Using the records that follow, reproduce exactly the lines starting at the line containing "Reproduce this chart with matplotlib." and ending at the line containing "series = [hcl, licl, kcl, nacl]". Include both end lines and no pictures.
☆ ☆ ☆ ☆
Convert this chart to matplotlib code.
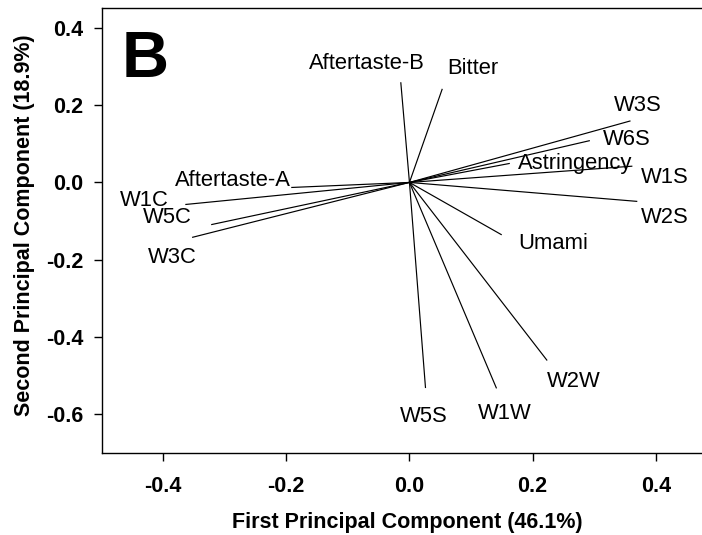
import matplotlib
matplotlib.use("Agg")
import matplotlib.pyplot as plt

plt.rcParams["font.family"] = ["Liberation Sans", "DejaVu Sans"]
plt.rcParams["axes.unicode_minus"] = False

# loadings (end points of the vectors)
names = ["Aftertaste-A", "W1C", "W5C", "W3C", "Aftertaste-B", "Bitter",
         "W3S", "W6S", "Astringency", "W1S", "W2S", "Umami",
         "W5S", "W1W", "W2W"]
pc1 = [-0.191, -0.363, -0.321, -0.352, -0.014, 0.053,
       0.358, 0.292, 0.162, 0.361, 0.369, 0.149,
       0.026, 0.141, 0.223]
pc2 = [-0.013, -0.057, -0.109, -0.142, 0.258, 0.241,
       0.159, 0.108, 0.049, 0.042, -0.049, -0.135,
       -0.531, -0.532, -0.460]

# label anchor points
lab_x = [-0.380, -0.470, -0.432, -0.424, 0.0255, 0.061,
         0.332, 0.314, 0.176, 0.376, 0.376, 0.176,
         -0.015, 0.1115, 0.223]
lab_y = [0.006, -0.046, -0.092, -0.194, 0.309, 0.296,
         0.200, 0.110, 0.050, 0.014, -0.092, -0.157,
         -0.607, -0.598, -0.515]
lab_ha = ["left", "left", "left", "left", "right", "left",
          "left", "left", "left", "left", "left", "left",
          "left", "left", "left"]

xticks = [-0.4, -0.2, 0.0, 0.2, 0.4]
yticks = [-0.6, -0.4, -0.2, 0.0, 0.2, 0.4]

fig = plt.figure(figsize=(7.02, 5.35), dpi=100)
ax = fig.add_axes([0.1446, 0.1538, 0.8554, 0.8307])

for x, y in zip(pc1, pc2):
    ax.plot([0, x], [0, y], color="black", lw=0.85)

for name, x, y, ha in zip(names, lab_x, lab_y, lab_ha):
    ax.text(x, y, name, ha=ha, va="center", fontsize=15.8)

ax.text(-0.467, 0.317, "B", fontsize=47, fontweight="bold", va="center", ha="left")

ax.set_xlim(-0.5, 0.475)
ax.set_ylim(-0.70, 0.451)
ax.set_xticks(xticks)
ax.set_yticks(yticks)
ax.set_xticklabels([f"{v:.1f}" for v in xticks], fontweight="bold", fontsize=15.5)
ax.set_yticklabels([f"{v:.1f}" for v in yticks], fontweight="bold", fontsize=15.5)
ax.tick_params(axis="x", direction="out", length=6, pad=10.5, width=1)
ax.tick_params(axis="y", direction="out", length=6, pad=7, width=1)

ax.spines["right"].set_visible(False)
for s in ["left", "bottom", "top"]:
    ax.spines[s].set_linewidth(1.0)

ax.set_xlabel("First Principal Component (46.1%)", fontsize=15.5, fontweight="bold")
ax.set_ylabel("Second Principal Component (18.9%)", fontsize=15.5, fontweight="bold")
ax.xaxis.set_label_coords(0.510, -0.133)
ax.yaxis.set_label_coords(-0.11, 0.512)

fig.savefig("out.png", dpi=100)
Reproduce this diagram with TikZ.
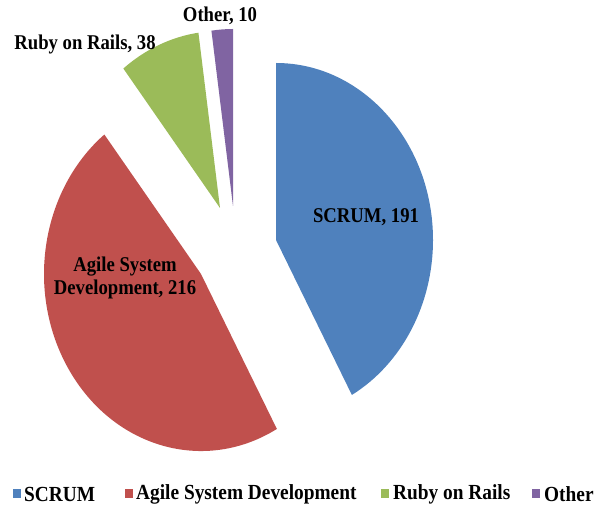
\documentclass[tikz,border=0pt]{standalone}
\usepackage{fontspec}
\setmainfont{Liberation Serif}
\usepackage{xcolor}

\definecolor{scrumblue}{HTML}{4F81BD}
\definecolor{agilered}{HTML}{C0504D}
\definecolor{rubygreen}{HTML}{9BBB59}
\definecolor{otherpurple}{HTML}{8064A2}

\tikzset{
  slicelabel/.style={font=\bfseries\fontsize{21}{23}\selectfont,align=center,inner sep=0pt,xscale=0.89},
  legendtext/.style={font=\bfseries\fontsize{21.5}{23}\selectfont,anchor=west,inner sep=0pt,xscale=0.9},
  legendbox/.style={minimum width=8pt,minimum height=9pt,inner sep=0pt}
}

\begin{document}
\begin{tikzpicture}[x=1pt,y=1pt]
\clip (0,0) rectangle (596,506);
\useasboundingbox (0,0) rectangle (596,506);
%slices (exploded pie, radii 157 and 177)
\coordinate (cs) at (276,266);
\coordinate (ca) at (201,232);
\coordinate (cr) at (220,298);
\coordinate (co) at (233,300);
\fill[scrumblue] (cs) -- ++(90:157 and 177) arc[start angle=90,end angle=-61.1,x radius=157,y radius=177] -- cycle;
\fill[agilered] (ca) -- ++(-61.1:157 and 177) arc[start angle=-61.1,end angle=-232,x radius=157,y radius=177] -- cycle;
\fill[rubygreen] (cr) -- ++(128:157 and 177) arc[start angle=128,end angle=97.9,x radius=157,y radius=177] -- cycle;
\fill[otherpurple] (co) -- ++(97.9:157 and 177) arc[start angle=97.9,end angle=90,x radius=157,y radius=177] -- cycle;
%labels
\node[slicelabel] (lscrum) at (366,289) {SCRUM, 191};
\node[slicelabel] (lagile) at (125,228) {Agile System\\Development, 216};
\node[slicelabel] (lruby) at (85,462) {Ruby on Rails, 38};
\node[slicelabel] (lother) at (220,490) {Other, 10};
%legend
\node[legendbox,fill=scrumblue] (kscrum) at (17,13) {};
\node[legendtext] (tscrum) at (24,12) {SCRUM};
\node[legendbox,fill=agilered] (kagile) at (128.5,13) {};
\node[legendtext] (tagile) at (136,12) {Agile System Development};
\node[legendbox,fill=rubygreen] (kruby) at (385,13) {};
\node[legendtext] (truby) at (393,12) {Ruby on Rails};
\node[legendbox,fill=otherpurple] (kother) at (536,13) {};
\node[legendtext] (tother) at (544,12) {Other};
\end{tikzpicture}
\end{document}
☆ ☆ ☆ ☆
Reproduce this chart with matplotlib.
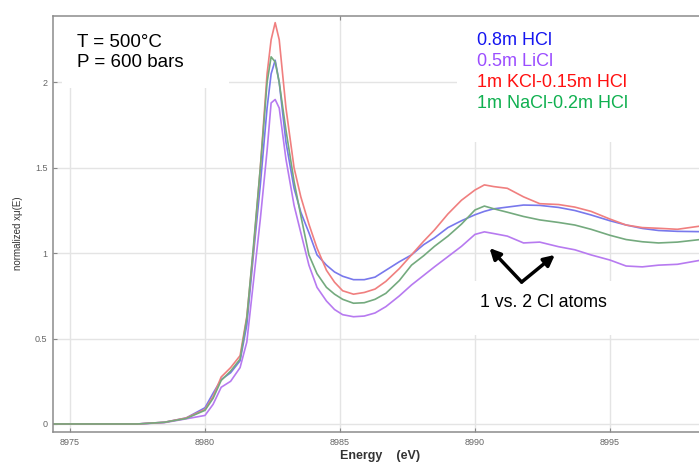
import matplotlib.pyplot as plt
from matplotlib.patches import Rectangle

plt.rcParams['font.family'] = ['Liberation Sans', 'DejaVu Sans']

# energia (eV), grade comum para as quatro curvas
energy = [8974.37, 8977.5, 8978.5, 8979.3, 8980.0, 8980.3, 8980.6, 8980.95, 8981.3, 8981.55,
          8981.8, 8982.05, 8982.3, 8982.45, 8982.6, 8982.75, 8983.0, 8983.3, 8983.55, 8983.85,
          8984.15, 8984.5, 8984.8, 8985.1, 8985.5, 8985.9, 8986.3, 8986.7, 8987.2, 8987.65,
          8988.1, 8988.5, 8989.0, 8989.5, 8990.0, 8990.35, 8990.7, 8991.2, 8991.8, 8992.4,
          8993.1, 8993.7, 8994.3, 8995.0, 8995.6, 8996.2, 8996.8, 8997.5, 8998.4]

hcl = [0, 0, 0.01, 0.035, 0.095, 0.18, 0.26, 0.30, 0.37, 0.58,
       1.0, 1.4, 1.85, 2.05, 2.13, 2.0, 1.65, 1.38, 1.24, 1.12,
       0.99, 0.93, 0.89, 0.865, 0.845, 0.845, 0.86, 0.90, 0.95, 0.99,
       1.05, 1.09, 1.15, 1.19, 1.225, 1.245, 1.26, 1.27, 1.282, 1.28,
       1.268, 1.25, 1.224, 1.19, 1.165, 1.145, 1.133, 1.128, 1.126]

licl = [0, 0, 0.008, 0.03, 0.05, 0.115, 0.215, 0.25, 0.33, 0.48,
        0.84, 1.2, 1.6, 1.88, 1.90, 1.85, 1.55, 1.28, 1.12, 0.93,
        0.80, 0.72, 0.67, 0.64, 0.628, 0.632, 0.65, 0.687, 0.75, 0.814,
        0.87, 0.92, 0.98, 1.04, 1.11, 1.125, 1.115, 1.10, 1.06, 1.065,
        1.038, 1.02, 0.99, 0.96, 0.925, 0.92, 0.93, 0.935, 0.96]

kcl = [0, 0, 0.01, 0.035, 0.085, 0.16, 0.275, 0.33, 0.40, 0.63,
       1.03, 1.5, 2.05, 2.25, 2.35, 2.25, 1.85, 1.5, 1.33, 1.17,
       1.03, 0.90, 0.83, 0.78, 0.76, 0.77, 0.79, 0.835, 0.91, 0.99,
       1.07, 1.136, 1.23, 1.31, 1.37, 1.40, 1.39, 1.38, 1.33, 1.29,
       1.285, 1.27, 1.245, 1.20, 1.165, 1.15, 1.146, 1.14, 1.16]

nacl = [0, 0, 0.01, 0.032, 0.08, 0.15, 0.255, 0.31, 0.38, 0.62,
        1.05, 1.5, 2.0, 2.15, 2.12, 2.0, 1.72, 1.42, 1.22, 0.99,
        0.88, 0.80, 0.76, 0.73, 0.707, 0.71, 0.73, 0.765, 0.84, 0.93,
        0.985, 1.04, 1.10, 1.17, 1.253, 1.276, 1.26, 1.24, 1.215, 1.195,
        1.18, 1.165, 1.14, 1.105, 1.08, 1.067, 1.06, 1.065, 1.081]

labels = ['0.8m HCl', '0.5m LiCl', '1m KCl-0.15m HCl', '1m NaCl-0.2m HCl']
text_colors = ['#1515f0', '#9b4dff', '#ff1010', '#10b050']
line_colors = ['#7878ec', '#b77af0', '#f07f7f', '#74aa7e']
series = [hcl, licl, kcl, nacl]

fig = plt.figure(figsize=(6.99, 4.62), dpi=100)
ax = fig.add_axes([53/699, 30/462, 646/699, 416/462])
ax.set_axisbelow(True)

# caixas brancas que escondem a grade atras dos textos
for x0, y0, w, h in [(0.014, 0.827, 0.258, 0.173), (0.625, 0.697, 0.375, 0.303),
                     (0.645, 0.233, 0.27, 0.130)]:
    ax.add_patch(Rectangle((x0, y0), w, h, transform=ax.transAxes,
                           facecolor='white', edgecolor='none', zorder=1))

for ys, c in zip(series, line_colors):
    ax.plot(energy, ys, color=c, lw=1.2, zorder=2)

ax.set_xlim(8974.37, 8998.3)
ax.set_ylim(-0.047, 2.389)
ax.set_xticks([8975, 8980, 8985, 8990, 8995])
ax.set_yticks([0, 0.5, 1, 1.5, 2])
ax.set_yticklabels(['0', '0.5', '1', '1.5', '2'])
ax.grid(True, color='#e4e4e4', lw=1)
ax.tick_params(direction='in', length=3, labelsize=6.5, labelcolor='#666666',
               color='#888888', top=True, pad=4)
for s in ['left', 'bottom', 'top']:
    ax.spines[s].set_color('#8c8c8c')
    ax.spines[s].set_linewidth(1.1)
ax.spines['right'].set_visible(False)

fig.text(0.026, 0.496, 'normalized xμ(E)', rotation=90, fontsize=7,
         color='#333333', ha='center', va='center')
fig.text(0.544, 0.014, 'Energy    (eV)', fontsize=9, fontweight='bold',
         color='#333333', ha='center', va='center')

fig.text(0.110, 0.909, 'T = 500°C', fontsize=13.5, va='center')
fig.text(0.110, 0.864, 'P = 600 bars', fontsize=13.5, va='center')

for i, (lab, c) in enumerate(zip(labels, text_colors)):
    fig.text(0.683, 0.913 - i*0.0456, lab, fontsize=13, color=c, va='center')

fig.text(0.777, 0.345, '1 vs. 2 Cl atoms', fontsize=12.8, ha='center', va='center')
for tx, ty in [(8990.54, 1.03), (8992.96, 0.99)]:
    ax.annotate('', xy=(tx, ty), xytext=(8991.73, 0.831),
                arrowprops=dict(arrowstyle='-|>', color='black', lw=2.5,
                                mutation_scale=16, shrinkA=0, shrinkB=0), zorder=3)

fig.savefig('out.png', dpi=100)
☆ ☆ ☆ ☆
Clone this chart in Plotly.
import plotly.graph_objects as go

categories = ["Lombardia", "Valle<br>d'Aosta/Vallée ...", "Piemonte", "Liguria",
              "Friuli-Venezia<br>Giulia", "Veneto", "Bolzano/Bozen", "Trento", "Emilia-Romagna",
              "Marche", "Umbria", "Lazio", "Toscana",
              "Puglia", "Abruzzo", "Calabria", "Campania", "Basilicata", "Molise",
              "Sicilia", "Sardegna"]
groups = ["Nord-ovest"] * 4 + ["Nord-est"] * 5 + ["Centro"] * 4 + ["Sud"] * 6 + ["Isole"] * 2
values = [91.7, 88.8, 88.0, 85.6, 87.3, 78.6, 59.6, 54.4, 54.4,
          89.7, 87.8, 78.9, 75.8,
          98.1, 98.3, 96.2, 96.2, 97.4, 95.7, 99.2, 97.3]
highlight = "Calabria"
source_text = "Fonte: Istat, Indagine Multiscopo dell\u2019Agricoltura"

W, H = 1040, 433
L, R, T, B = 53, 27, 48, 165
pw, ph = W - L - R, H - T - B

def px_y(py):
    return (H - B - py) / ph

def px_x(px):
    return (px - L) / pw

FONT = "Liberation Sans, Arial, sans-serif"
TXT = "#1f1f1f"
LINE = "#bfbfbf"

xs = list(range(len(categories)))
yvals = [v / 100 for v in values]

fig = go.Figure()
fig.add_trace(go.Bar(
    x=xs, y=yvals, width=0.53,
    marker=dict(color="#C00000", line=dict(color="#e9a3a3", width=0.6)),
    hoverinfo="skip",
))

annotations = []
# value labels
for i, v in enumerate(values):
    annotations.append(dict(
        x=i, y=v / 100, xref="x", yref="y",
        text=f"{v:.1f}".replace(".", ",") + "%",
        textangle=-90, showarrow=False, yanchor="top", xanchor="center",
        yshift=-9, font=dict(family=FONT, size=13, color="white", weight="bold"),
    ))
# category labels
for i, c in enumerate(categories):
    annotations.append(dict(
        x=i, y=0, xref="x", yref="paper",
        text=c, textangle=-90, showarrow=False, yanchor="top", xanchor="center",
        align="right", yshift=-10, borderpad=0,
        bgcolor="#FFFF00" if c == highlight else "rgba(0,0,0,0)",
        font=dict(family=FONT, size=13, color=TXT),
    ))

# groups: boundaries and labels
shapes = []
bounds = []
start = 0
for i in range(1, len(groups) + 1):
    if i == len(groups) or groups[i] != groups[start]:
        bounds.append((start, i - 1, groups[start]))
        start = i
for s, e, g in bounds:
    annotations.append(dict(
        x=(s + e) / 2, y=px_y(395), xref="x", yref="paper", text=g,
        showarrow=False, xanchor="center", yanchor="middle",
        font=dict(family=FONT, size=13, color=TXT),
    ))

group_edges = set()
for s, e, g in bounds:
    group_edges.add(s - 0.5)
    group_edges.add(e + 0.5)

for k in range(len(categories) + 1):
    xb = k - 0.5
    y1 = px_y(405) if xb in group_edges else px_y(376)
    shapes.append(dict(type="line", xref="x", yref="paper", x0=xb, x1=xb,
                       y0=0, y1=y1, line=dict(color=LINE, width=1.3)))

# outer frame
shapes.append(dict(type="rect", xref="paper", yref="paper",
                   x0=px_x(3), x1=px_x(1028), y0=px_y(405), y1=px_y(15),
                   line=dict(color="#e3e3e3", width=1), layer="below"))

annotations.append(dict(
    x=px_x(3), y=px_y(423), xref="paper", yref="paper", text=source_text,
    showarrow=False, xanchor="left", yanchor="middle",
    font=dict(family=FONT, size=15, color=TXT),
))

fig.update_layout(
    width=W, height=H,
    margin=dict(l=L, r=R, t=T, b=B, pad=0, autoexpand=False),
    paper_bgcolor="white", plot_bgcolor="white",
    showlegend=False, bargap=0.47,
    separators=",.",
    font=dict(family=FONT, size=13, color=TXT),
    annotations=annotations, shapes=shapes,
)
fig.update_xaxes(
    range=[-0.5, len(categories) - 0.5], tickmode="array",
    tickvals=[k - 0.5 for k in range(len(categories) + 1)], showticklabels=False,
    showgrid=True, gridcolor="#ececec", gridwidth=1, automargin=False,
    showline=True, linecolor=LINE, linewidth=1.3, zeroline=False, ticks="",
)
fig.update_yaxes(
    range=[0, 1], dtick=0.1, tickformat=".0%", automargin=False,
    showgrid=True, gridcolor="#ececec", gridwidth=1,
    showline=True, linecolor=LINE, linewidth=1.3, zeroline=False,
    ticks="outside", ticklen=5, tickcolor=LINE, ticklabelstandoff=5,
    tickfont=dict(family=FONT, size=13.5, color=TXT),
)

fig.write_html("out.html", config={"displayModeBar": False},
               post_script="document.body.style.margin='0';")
☆ ☆ ☆ ☆
Response
Reproduce this chart with matplotlib.
import matplotlib.pyplot as plt
from matplotlib.patches import Rectangle

plt.rcParams['font.family'] = ['Liberation Sans', 'DejaVu Sans']

# energia (eV), grade comum para as quatro curvas
energy = [8974.37, 8977.5, 8978.5, 8979.3, 8980.0, 8980.3, 8980.6, 8980.95, 8981.3, 8981.55,
          8981.8, 8982.05, 8982.3, 8982.45, 8982.6, 8982.75, 8983.0, 8983.3, 8983.55, 8983.85,
          8984.15, 8984.5, 8984.8, 8985.1, 8985.5, 8985.9, 8986.3, 8986.7, 8987.2, 8987.65,
          8988.1, 8988.5, 8989.0, 8989.5, 8990.0, 8990.35, 8990.7, 8991.2, 8991.8, 8992.4,
          8993.1, 8993.7, 8994.3, 8995.0, 8995.6, 8996.2, 8996.8, 8997.5, 8998.4]

hcl = [0, 0, 0.01, 0.035, 0.095, 0.18, 0.26, 0.30, 0.37, 0.58,
       1.0, 1.4, 1.85, 2.05, 2.13, 2.0, 1.65, 1.38, 1.24, 1.12,
       0.99, 0.93, 0.89, 0.865, 0.845, 0.845, 0.86, 0.90, 0.95, 0.99,
       1.05, 1.09, 1.15, 1.19, 1.225, 1.245, 1.26, 1.27, 1.282, 1.28,
       1.268, 1.25, 1.224, 1.19, 1.165, 1.145, 1.133, 1.128, 1.126]

licl = [0, 0, 0.008, 0.03, 0.05, 0.115, 0.215, 0.25, 0.33, 0.48,
        0.84, 1.2, 1.6, 1.88, 1.90, 1.85, 1.55, 1.28, 1.12, 0.93,
        0.80, 0.72, 0.67, 0.64, 0.628, 0.632, 0.65, 0.687, 0.75, 0.814,
        0.87, 0.92, 0.98, 1.04, 1.11, 1.125, 1.115, 1.10, 1.06, 1.065,
        1.038, 1.02, 0.99, 0.96, 0.925, 0.92, 0.93, 0.935, 0.96]

kcl = [0, 0, 0.01, 0.035, 0.085, 0.16, 0.275, 0.33, 0.40, 0.63,
       1.03, 1.5, 2.05, 2.25, 2.35, 2.25, 1.85, 1.5, 1.33, 1.17,
       1.03, 0.90, 0.83, 0.78, 0.76, 0.77, 0.79, 0.835, 0.91, 0.99,
       1.07, 1.136, 1.23, 1.31, 1.37, 1.40, 1.39, 1.38, 1.33, 1.29,
       1.285, 1.27, 1.245, 1.20, 1.165, 1.15, 1.146, 1.14, 1.16]

nacl = [0, 0, 0.01, 0.032, 0.08, 0.15, 0.255, 0.31, 0.38, 0.62,
        1.05, 1.5, 2.0, 2.15, 2.12, 2.0, 1.72, 1.42, 1.22, 0.99,
        0.88, 0.80, 0.76, 0.73, 0.707, 0.71, 0.73, 0.765, 0.84, 0.93,
        0.985, 1.04, 1.10, 1.17, 1.253, 1.276, 1.26, 1.24, 1.215, 1.195,
        1.18, 1.165, 1.14, 1.105, 1.08, 1.067, 1.06, 1.065, 1.081]

labels = ['0.8m HCl', '0.5m LiCl', '1m KCl-0.15m HCl', '1m NaCl-0.2m HCl']
text_colors = ['#1515f0', '#9b4dff', '#ff1010', '#10b050']
line_colors = ['#7878ec', '#b77af0', '#f07f7f', '#74aa7e']
series = [hcl, licl, kcl, nacl]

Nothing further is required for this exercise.